Понимание и разум исключают друг друга. В то же время понимание не исключает эмоций. Руссо понимал это, а потом он стремился противопоставить Просвещению рассудочные чувства. Но он также не был в состоянии подорвать господство разума. Напротив, увязывание разума с сантиментами сделало его еще более бесцеремонным. Теперь рассудочность, которая была дамой XVII века, превратилась в проститутку, спутницу всех просветителей. Французская же революция возвысила ее до уровня богини, позволив полностью передать ее призывы. Рассудочность приняла непосредственное участие в формировании европейских политических идей, пока не превратилась в ленивый разум, который Кант изобличал как самый скверный самообман. Разум ввел наше мышление в состояние, в котором мы считаем его порождения совершенными, только если они являются понятиями. И, наконец, он привел нас к тому, что мы спутали наши моральные оценки и стали полагать, что разум гарантировал справедливость.
На Западе, равно, как и во всех странах, где отъявленный разум творил делишки с политическими понятиями, очень скоро поняли, что очень выгодно говорить о правах человека, о свободе, о равенстве, о братстве, но очень опасно следовать этим принципам. По этой причине разум очень скоро ввел двойные стандарты, которые менялись в зависимости от того, шла ли речь о собственном или чужом благополучии. В целом же в мире создали такое настроение, которое приучало к тому, что всё происходившее в западных странах или прибывавшее оттуда без критической оценки считалось прогрессивным. Франция больше не говорила о суверенитете монарха, а только о суверенном государстве, которое она передала в руки коррумпированных партий. Англия повсюду говорила об общественном благосостоянии, но ее граждане жили в чудовищных социальных условиях. Весь Запад говорил не о чем ином, как о мире и любви, а сам тем временем готовился к войне.

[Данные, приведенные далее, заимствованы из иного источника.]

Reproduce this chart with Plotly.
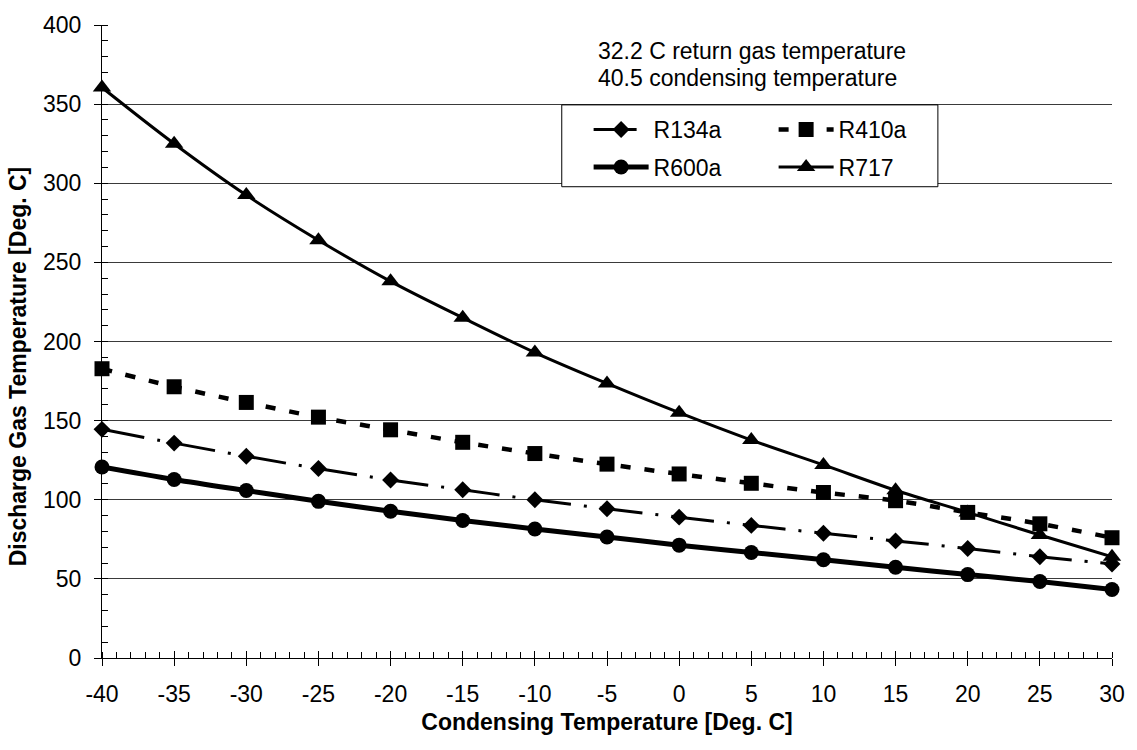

Но в Германии мы попались на этот трюк. Либерализм, который на Западе давным-давно считался мудростью авгура, здесь стал мировоззрением людей, готовых воспринять любую глупость, которую только можно было оправдать при помощи разума. Перед войной мы считали вполне благоразумным всерьез говорить о «мировой политике без войн», как это было сформулировано Лихновским и его товарищами. Мы предпочитали видеть в «окружении» всего лишь «побочный результат блестящих политических дискуссий, проводимых в мирной форме». Даже во время войны мы, подобно тому, как нас учили, надеялись на разумный мир, доверяя государствам и государственным деятелям, ибо только они могли уладить все в пацифистском стиле. А после войны мы совершили повторную глупость. Это была рассудительная ярость, которая бушевала в оторванных от жизни мозгах. Конечно, это были ущербные человеческие чувства, которые обращались против собственного же народа. Тогда немцев сделали виновными за начало войны, ожидая в обмен добровольного признания этого мягкого приговора. Наши противники воспользовались благоразумием этих немецких самообличителей, которым не хватило силы разума, чтобы отличить повод от намерения, случайное от решающего, формальную вину от психологической вины, но они согласились с такими доказательствами, которые привели к разумным предвзятым выводам и бедственному положению Германии.